Visualizing elusive phase transitions with geometric entanglement

We show that by examining the global geometric entanglement it is possible to identify “elusive” or hard to detect quantum phase transitions. We analyze several one-dimensional quantum spin chains and demonstrate the existence of nonanalyticities in the geometric entanglement, in particular, across a Kosterlitz-Thouless transition and across a transition for a gapped deformed Affleck-Kennedy-Lieb-Tasaki chain. The observed nonanalyticities can be understood and classified in connection to the nature of the transitions, and are in sharp contrast to the analytic behavior of all the two-body reduced density operators and their derived entanglement measures.

Figure 1

(Color online) $\mathcal{E}$ for the Ising model obtained with MPS vs the transverse field $h$ for several values of the longitudinal field $\lambda$ (left) and vs the longitudinal field $\lambda$ for several values of the transverse field $h$ (right). The insets show the derivatives with respect to $h$ and $\lambda$. The derivative $d\mathcal{E}/dh$ in the left panel corresponds to the line for $\lambda =0$.

Figure 2

(Color online) ${\mathcal{E}}_N$ for the XXZ model in zero field vs the anisotropy parameter $\Delta$ for system sizes $N=10$, 12, 14, 16, 18, 20, 24, and 26. The dashed lines correspond to the thermodynamic limit $\mathcal{E}$, obtained by fitting the finite-size scaling law in ${\mathcal{E}}_N\left(\Delta \right)\sim \mathcal{E}\left(\Delta \right)+b\left(\Delta \right)/N$ (upper dashed line) and by the infinite MPS method (lower line). We also indicate the closest product state $|\Phi ⟩$ on each side.

Figure 3

(Color online) ${\mathcal{E}}_N$ for the spin-1/2 XXZ model in zero field, as a function of $1/N$ for system sizes $N=10$, 12, 14, 16, 18, 20, 24, and 26. The data correspond to $\Delta =0.5$, 1, and 1.5. The dashed lines are our best fits to Eq. (10). The values extrapolated to the thermodynamic limit $1/N\to 0$ correspond to those of the dashed line plotted in Fig. 2.

Figure 4

Phase diagram of the XXZ model from Eq. (9) in the $\left(h,\Delta \right)$ plane. The dots correspond to our estimation observing the discontinuities of the GE using MPS methods for infinite systems and the lines are the exact phase boundaries.

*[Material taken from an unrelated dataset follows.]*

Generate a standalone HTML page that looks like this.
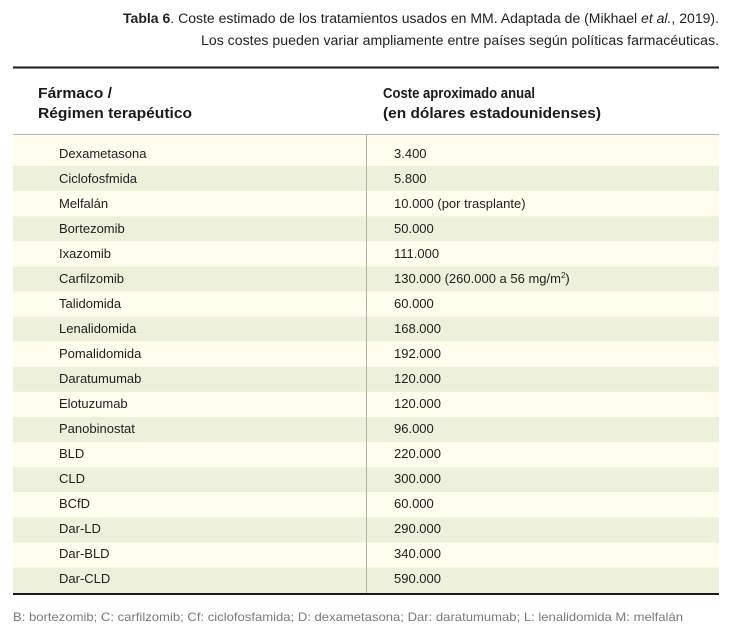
<!DOCTYPE html>
<html><head><meta charset="utf-8"><style>
html,body{margin:0;padding:0;background:#fff;}
svg{display:block;}
text{font-family:"Liberation Sans",sans-serif;}
</style></head><body>
<svg width="732" height="642" viewBox="0 0 732 642" xmlns="http://www.w3.org/2000/svg">
<rect width="732" height="642" fill="#fff"/>
<!-- title -->
<text x="123" y="23" font-size="13.5" fill="#222" textLength="596" lengthAdjust="spacingAndGlyphs"><tspan font-weight="bold">Tabla 6</tspan>. Coste estimado de los tratamientos usados en MM. Adaptada de (Mikhael <tspan font-style="italic">et al.</tspan>, 2019).</text>
<text x="201" y="45" font-size="13.5" fill="#222" textLength="518" lengthAdjust="spacingAndGlyphs">Los costes pueden variar ampliamente entre países según políticas farmacéuticas.</text>
<!-- top rule -->
<rect x="13" y="66.5" width="706" height="2" fill="#1a1a1a"/>
<!-- header -->
<text x="38" y="98" font-size="14.5" font-weight="bold" fill="#1a1a1a" textLength="74" lengthAdjust="spacingAndGlyphs">Fármaco /</text>
<text x="38" y="118" font-size="14.5" font-weight="bold" fill="#1a1a1a" textLength="154" lengthAdjust="spacingAndGlyphs">Régimen terapéutico</text>
<text x="383" y="98" font-size="14.5" font-weight="bold" fill="#1a1a1a" textLength="152" lengthAdjust="spacingAndGlyphs">Coste aproximado anual</text>
<text x="383" y="118" font-size="14.5" font-weight="bold" fill="#1a1a1a" textLength="218" lengthAdjust="spacingAndGlyphs">(en dólares estadounidenses)</text>
<!-- row bands -->
<rect x="13" y="135" width="706" height="31" fill="#fefdee"/>
<rect x="13" y="166" width="706" height="25.1" fill="#edf1dc"/>
<rect x="13" y="191.1" width="706" height="25.1" fill="#fefdee"/>
<rect x="13" y="216.2" width="706" height="25.1" fill="#edf1dc"/>
<rect x="13" y="241.3" width="706" height="25.1" fill="#fefdee"/>
<rect x="13" y="266.4" width="706" height="25.1" fill="#edf1dc"/>
<rect x="13" y="291.5" width="706" height="25.1" fill="#fefdee"/>
<rect x="13" y="316.6" width="706" height="25.1" fill="#edf1dc"/>
<rect x="13" y="341.7" width="706" height="25.1" fill="#fefdee"/>
<rect x="13" y="366.8" width="706" height="25.1" fill="#edf1dc"/>
<rect x="13" y="391.9" width="706" height="25.1" fill="#fefdee"/>
<rect x="13" y="417" width="706" height="25.1" fill="#edf1dc"/>
<rect x="13" y="442.1" width="706" height="25.1" fill="#fefdee"/>
<rect x="13" y="467.2" width="706" height="25.1" fill="#edf1dc"/>
<rect x="13" y="492.3" width="706" height="25.1" fill="#fefdee"/>
<rect x="13" y="517.4" width="706" height="25.1" fill="#edf1dc"/>
<rect x="13" y="542.5" width="706" height="25.1" fill="#fefdee"/>
<rect x="13" y="567.6" width="706" height="25.4" fill="#edf1dc"/>
<!-- header separator -->
<rect x="13" y="134" width="706" height="1" fill="#b8b8b0"/>
<!-- vertical divider -->
<rect x="366" y="135" width="1" height="458" fill="#b4b4a8"/>
<!-- bottom rule -->
<rect x="13" y="593" width="706" height="2" fill="#1a1a1a"/>
<!-- body text -->
<g font-size="13" fill="#1e1e1e">
<text x="59" y="158">Dexametasona</text><text x="394" y="158">3.400</text>
<text x="59" y="183">Ciclofosfmida</text><text x="394" y="183">5.800</text>
<text x="59" y="208">Melfalán</text><text x="394" y="208">10.000 (por trasplante)</text>
<text x="59" y="233">Bortezomib</text><text x="394" y="233">50.000</text>
<text x="59" y="258">Ixazomib</text><text x="394" y="258">111.000</text>
<text x="59" y="283">Carfilzomib</text><text x="394" y="283">130.000 (260.000 a 56 mg/m<tspan font-size="8" dy="-5">2</tspan><tspan dy="5">)</tspan></text>
<text x="59" y="308">Talidomida</text><text x="394" y="308">60.000</text>
<text x="59" y="333">Lenalidomida</text><text x="394" y="333">168.000</text>
<text x="59" y="358">Pomalidomida</text><text x="394" y="358">192.000</text>
<text x="59" y="383">Daratumumab</text><text x="394" y="383">120.000</text>
<text x="59" y="408">Elotuzumab</text><text x="394" y="408">120.000</text>
<text x="59" y="433">Panobinostat</text><text x="394" y="433">96.000</text>
<text x="59" y="458">BLD</text><text x="394" y="458">220.000</text>
<text x="59" y="483">CLD</text><text x="394" y="483">300.000</text>
<text x="59" y="508">BCfD</text><text x="394" y="508">60.000</text>
<text x="59" y="533">Dar-LD</text><text x="394" y="533">290.000</text>
<text x="59" y="558">Dar-BLD</text><text x="394" y="558">340.000</text>
<text x="59" y="583">Dar-CLD</text><text x="394" y="583">590.000</text>
</g>
<!-- footer -->
<text x="13" y="621" font-size="12" fill="#7a7a7a" textLength="670" lengthAdjust="spacingAndGlyphs">B: bortezomib; C: carfilzomib; Cf: ciclofosfamida; D: dexametasona; Dar: daratumumab; L: lenalidomida M: melfalán</text>
</svg>
</body></html>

Phases A and C are gapped whereas phase B is gapless. Phases A and B are separated by a line of first order transitions whereas phases B and C are separated by a line of second-order transitions at $h>0$ that ends in a KT transition at $h=0$.

Figure 5

(Color online) $\mathcal{E}$ for blocks of two spins for the deformed AKLT model vs the deformation parameter $\mu$. The right inset shows a close-up around the AKLT point ${\mu }^{\ast }=0$ and the left inset shows the coefficient $a\left(\mu \right)$ associated with the closet product state $|\Phi \left(\mu \right)⟩$ (see text). These results are exact.